On August 2, 2011, in response to a petition filed by Palestinians and Peace Now, Israel's Supreme Court issued a ruling ordering the state to dismantle the outpost by April 2012. Supreme Court president Dorit Beinisch wrote: “There is no doubt that according to the law a settlement cannot be built on land privately owned by Palestinians.” It was the first time the Israeli Supreme Court had ordered the state to dismantle a West Bank settlement.
An indefatigable conspirator, Benjamin Netanyahu is working hard to destroy the rule of law. Yesterday, he announced another delay to his Machiavellian response to the Supreme Court.
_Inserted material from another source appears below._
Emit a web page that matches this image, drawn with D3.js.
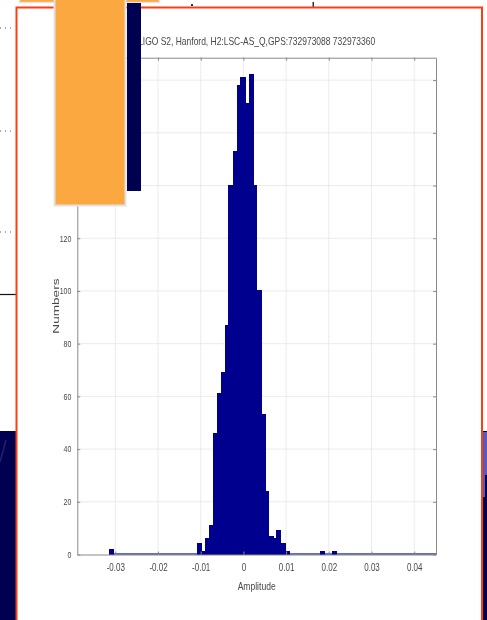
<!DOCTYPE html>
<html>
<head>
<meta charset="utf-8">
<script src="https://cdn.jsdelivr.net/npm/d3@7"></script>
<style>
  html, body { margin: 0; padding: 0; background: #ffffff; }
  svg { display: block; }
</style>
</head>
<body>
<svg id="slide" width="487" height="620"></svg>
<script>
// Histogram of strain amplitudes (bin centres and counts)
const binCenters = [-0.0308, -0.0103, -0.0094, -0.0084, -0.0075, -0.0066, -0.0057,
  -0.0047, -0.0038, -0.0029, -0.0019, -0.0010, -0.0001, 0.0009, 0.0018, 0.0027,
  0.0037, 0.0046, 0.0055, 0.0065, 0.0074, 0.0083, 0.0093, 0.0102, 0.0186, 0.0214];
const binCounts = [2, 4, 1, 6, 11, 46, 61, 69, 87, 140, 153, 178, 181, 171, 182,
  140, 100, 53, 24, 7, 6, 9, 4, 1, 1, 1];
const binWidth = 0.000932;

const xTicks = [-0.03, -0.02, -0.01, 0, 0.01, 0.02, 0.03, 0.04];
const xTickLabels = ["-0.03", "-0.02", "-0.01", "0", "0.01", "0.02", "0.03", "0.04"];
const yTicks = [0, 20, 40, 60, 80, 100, 120, 140, 160, 180];
const yTickLabels = ["0", "20", "40", "60", "80", "100", "120", "140", "160", "180"];

const titleText = "LIGO S2, Hanford, H2:LSC-AS_Q,GPS:732973088 732973360";
const xLabel = "Amplitude";
const yLabel = "Numbers";

const svg = d3.select("#slide");
const defs = svg.append("defs");
defs.append("filter").attr("id", "soft")
  .attr("x", "-5%").attr("y", "-5%").attr("width", "110%").attr("height", "110%")
  .append("feGaussianBlur").attr("stdDeviation", 0.65);

// ---- slide background pieces ----
const bg = svg.append("g");
// dotted guide marks on the left margin
[28, 131, 232].forEach(yy => {
  bg.append("line").attr("x1", 0).attr("x2", 15).attr("y1", yy).attr("y2", yy)
    .attr("stroke", "#555").attr("stroke-width", 1).attr("stroke-dasharray", "1,4");
});
bg.append("line").attr("x1", 0).attr("x2", 16).attr("y1", 294.5).attr("y2", 294.5)
  .attr("stroke", "#111").attr("stroke-width", 1.2);
// navy footer blocks
bg.append("rect").attr("x", 0).attr("y", 431).attr("width", 17).attr("height", 189).attr("fill", "#000050");
bg.append("line").attr("x1", 0).attr("y1", 462).attr("x2", 6).attr("y2", 440)
  .attr("stroke", "#22226a").attr("stroke-width", 1.5);
bg.append("rect").attr("x", 482).attr("y", 431).attr("width", 5).attr("height", 189).attr("fill", "#000050");
bg.append("rect").attr("x", 483).attr("y", 432).attr("width", 4).attr("height", 43).attr("fill", "#5a5ab8");
bg.append("rect").attr("x", 483).attr("y", 475).attr("width", 2).attr("height", 22).attr("fill", "#5a5ab8");
// small marks along the top
bg.append("rect").attr("x", 191).attr("y", 4).attr("width", 2).attr("height", 2).attr("fill", "#333");
bg.append("rect").attr("x", 312.5).attr("y", 2).attr("width", 1.5).attr("height", 7).attr("fill", "#333");

// white panel with red frame
svg.append("rect").attr("x", 16.5).attr("y", 7.5).attr("width", 465.5).attr("height", 630)
  .attr("fill", "#ffffff").attr("stroke", "#ff3d12").attr("stroke-width", 2);

// ---- chart ----
const plotLeft = 77.3, plotRight = 436, plotTop = 57.7, plotBottom = 554.5;
const x = d3.scaleLinear().domain([-0.0389, 0.0451]).range([plotLeft, plotRight]);
const y = d3.scaleLinear().domain([0, 188.5]).range([plotBottom, plotTop]);

const chart = svg.append("g").attr("filter", "url(#soft)");
const fontFam = "'Liberation Sans', Arial, sans-serif";
const ink = "#474747";

// gridlines
chart.append("g").selectAll("line").data(xTicks).join("line")
  .attr("x1", d => x(d)).attr("x2", d => x(d)).attr("y1", plotTop).attr("y2", plotBottom)
  .attr("stroke", "#d4d4d4").attr("stroke-width", 0.9).attr("stroke-dasharray", "1,1");
chart.append("g").selectAll("line").data(yTicks.filter(d => d > 0)).join("line")
  .attr("x1", plotLeft).attr("x2", plotRight).attr("y1", d => y(d)).attr("y2", d => y(d))
  .attr("stroke", "#d4d4d4").attr("stroke-width", 0.9).attr("stroke-dasharray", "1,1");

// zero-count baseline of the histogram
chart.append("line")
  .attr("x1", x(binCenters[0] - binWidth / 2)).attr("x2", plotRight)
  .attr("y1", y(0) - 0.5).attr("y2", y(0) - 0.5)
  .attr("stroke", "#2b3bc0").attr("stroke-width", 1.3);

// histogram bars
chart.append("g").selectAll("rect").data(binCenters).join("rect")
  .attr("x", d => x(d - binWidth / 2))
  .attr("width", d => x(d + binWidth / 2) - x(d - binWidth / 2))
  .attr("y", (d, i) => y(binCounts[i]))
  .attr("height", (d, i) => y(0) - y(binCounts[i]))
  .attr("fill", "#00008f").attr("stroke", "#00008f").attr("stroke-width", 1.1)
  .attr("shape-rendering", "crispEdges");

// axes (ticks pointing inward)
function styleAxis(g) {
  g.select(".domain").attr("stroke", "#8a8a8a").attr("stroke-width", 1);
  g.selectAll(".tick line").attr("stroke", "#8a8a8a");
}
const xAxis = chart.append("g").attr("transform", `translate(0,${plotBottom})`)
  .call(d3.axisBottom(x).tickValues(xTicks).tickFormat((d, i) => xTickLabels[i])
    .tickSize(-3).tickSizeOuter(0))
  .call(styleAxis);
xAxis.selectAll("text")
  .attr("y", 0).attr("dy", null)
  .attr("transform", "translate(0,13.5) scale(1,1.3)")
  .attr("dominant-baseline", "central")
  .attr("font-family", fontFam).attr("font-size", 8).attr("fill", ink);

const yAxis = chart.append("g").attr("transform", `translate(${plotLeft},0)`)
  .call(d3.axisLeft(y).tickValues(yTicks).tickFormat((d, i) => yTickLabels[i])
    .tickSize(-3).tickSizeOuter(0))
  .call(styleAxis);
yAxis.selectAll("text")
  .attr("x", 0).attr("dy", null)
  .attr("transform", "translate(-6,0) scale(1,1.3)")
  .attr("dominant-baseline", "central")
  .attr("font-family", fontFam).attr("font-size", 7).attr("fill", ink);

chart.append("g").attr("transform", `translate(0,${plotTop})`)
  .call(d3.axisTop(x).tickValues(xTicks).tickFormat("").tickSize(-3).tickSizeOuter(0))
  .call(styleAxis);
chart.append("g").attr("transform", `translate(${plotRight},0)`)
  .call(d3.axisRight(y).tickValues(yTicks).tickFormat("").tickSize(-3).tickSizeOuter(0))
  .call(styleAxis);

// titles
chart.append("text")
  .attr("transform", `translate(${(plotLeft + plotRight) / 2},41.5) scale(1,1.25)`)
  .attr("text-anchor", "middle").attr("dominant-baseline", "central")
  .attr("font-family", fontFam).attr("font-size", 8.5).attr("fill", ink)
  .attr("textLength", 237).attr("lengthAdjust", "spacingAndGlyphs")
  .text(titleText);
chart.append("text")
  .attr("transform", `translate(${(plotLeft + plotRight) / 2},587) scale(1,1.3)`)
  .attr("text-anchor", "middle").attr("dominant-baseline", "central")
  .attr("font-family", fontFam).attr("font-size", 8).attr("fill", ink)
  .attr("textLength", 38).attr("lengthAdjust", "spacingAndGlyphs")
  .text(xLabel);
chart.append("text")
  .attr("transform", `translate(56,${(plotTop + plotBottom) / 2}) rotate(-90) scale(1.6,1)`)
  .attr("text-anchor", "middle").attr("dominant-baseline", "central")
  .attr("font-family", fontFam).attr("font-size", 8.5).attr("fill", ink)
  .text(yLabel);

// ---- slide decorations drawn over the chart ----
const deco = svg.append("g");
deco.append("rect").attr("x", 19.5).attr("y", -2).attr("width", 140).attr("height", 4.5)
  .attr("fill", "#fba840").attr("stroke", "#e2e2e2").attr("stroke-width", 1.5);
deco.append("rect").attr("x", 54.5).attr("y", -2).attr("width", 71).attr("height", 207.5)
  .attr("fill", "#fba840").attr("stroke", "#e2e2e2").attr("stroke-width", 2);
deco.append("rect").attr("x", 127).attr("y", 3).attr("width", 14).attr("height", 188)
  .attr("fill", "#000050");
</script>
</body>
</html>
The Hebrew press already calls it the “Migron Law.” Instead of legislating it now, the process would be delayed until the last moment allowed by the court decision for the evacuation of Migron.
The proposed law would only allow a military commander to order a settler off the land if there is a final court order based on evidence issued by a court authorized to deal with land issues.
Migron being in the West Bank, it is administered by the Civil Administration of the IDF. That means that if the new law is approved, no military commander would be allowed to dismantle Migron without a proper court order. It is already clear from the restrictions and the clumsy language of the proposed law, that such a process would be lengthy and probably involve several lawsuits at different courts. This April, Netanyahu would probably tell the Supreme Court that he tried very hard to dismantle Migron, but wasn’t allowed to do so by the new “Migron Law.” Pure evil.
In other words, the Israeli government would probably again ignore its laws and courts, and refuse to dismantle Migron. Instead, it would begin a new legal battle based on technicalities. The physical Battle of Migron, would wait for a sunnier day.